What is Direct Cost Governance?
Definition
Direct Cost Governance is the structured oversight and policy framework that ensures direct expenses—costs that can be clearly traced to specific products, services, contracts, or projects—are recorded, monitored, and managed consistently across an organization. It establishes standardized rules for identifying, approving, tracking, and reporting costs that directly contribute to revenue generation or operational delivery.
Direct costs typically include raw materials, production labor, and project-specific expenditures. Governance mechanisms ensure that these costs are captured accurately within financial systems and aligned with broader policies related to cost governance and cost allocation governance. Through structured oversight, organizations maintain reliable profitability analysis and support transparent financial reporting.
Understanding Direct Costs in Financial Operations
A direct cost is any expense that can be directly linked to a specific product, project, or service delivery activity. These costs differ from overhead or shared expenses because their relationship to revenue-generating activities is clear and measurable.
Examples of direct costs include manufacturing materials used in production, wages paid to workers assembling a product, and project-specific consulting services. Finance teams govern how these expenses are captured in the accounting structure to ensure they are consistently classified and reported.
This governance ensures that direct costs are properly distinguished from shared or administrative expenses managed under frameworks such as indirect cost governance. Maintaining this separation helps organizations measure product profitability and operational efficiency with greater accuracy.
Core Components of Direct Cost Governance
Direct cost governance typically includes several operational controls that guide how direct expenses are identified, approved, and monitored. These controls ensure financial consistency and reliable reporting across departments.
Cost classification rules: Policies that define which expenditures qualify as direct costs.
Approval and authorization standards: Controls that govern when and how direct spending is approved.
Financial coding standards: Alignment with account structures under cost governance framework.
Performance monitoring: Continuous review of cost patterns against production or service outputs.
Governance oversight: Strategic supervision by a cost governance committee.
These governance mechanisms ensure that financial data remains accurate and comparable across reporting periods and operational units.
Direct Cost Governance in Contract and Project Environments
Direct cost governance is particularly important in industries that rely on project-based or contract-driven revenue models. In such environments, each contract may involve distinct labor, material, and service expenses that must be tracked individually.
For example, the cost of specialized labor hired to fulfill a customer agreement may qualify as an incremental cost of obtaining a contract. Governance policies determine whether and how these costs are recognized, capitalized, or expensed in accordance with accounting standards.
By establishing clear rules for capturing and monitoring contract-specific costs, organizations can improve profitability analysis and maintain accurate financial reporting for each project or customer engagement.
Integration with Enterprise Financial Governance
Direct cost governance operates within a broader financial oversight structure that manages enterprise-wide cost transparency and accountability. Organizations typically integrate direct cost oversight with enterprise governance models that guide how spending decisions are evaluated and monitored.

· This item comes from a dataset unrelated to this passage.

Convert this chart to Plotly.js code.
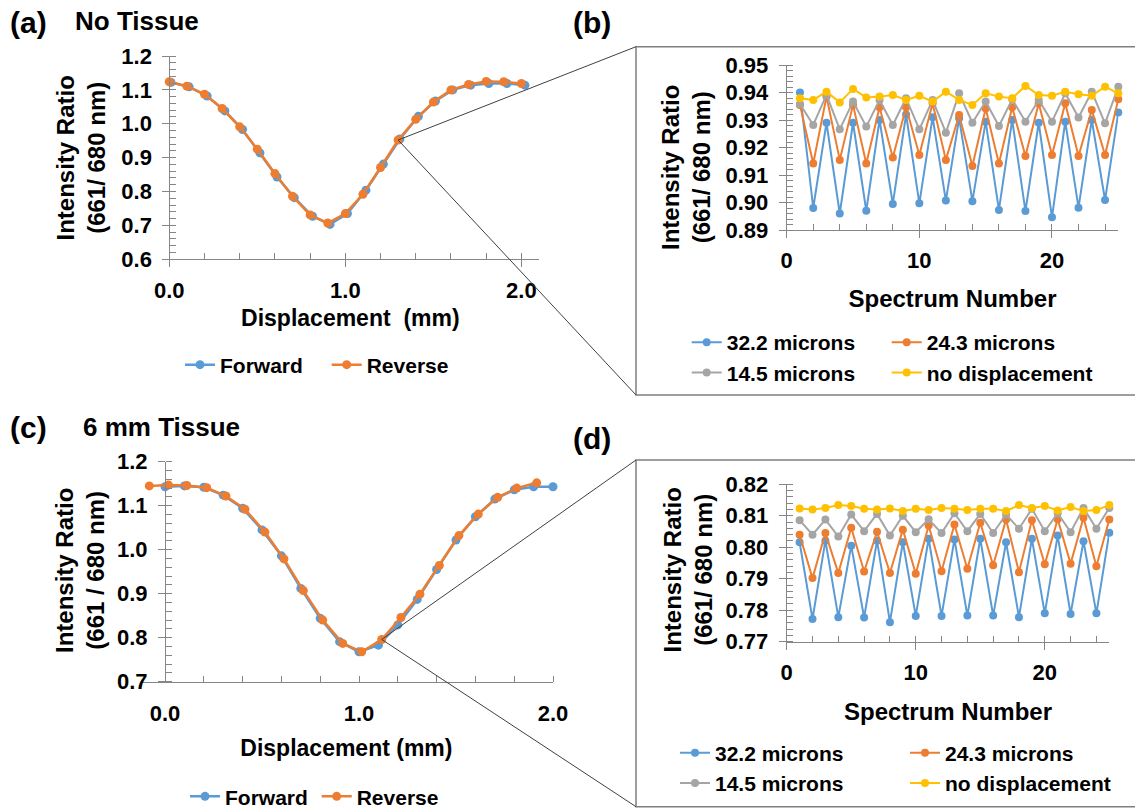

These frameworks may include maturity models such as the cost governance maturity model that help organizations assess the sophistication of their cost management capabilities. As governance practices evolve, organizations may also adopt technology-enabled approaches such as digital cost governance to enhance cost visibility and financial data integration across operational systems.
These governance structures ensure that direct cost tracking remains aligned with enterprise financial objectives, investment evaluation practices, and long-term strategic planning initiatives.
Role in Investment and Profitability Analysis
Direct cost governance plays a crucial role in evaluating profitability and financial performance. By ensuring that costs tied to products or services are captured accurately, organizations can determine whether revenue generated from those activities produces sustainable returns.
For example, when evaluating capital investments or pricing strategies, finance teams may compare projected returns with financial benchmarks such as the weighted average cost of capital (WACC) model. Reliable direct cost data allows these comparisons to reflect the true economic cost of delivering products or services.
Accurate cost tracking also supports inventory valuation and financial reporting requirements, including accounting treatments such as lower of cost or net realizable value (LCNRV).
Best Practices for Strengthening Direct Cost Governance
Organizations that successfully manage direct costs typically implement governance practices that maintain consistency and accountability across operational teams.
Define clear policies for identifying and recording direct costs.
Align cost classification with standardized accounting structures.
Monitor cost trends across production cycles and operational units.
Ensure financial oversight through governance committees and review processes.
Continuously refine governance practices as operational models evolve.
These practices help organizations ensure that direct costs remain transparent, traceable, and aligned with strategic financial objectives.
Summary
Direct Cost Governance establishes the policies, controls, and oversight mechanisms that ensure direct expenses are accurately classified, tracked, and reported across an organization. By defining cost classification standards, monitoring operational spending, and integrating with enterprise governance frameworks, organizations can maintain reliable profitability analysis and financial reporting. Strong governance of direct costs enables finance leaders to evaluate product performance, manage project profitability, and support informed financial decision-making across the enterprise.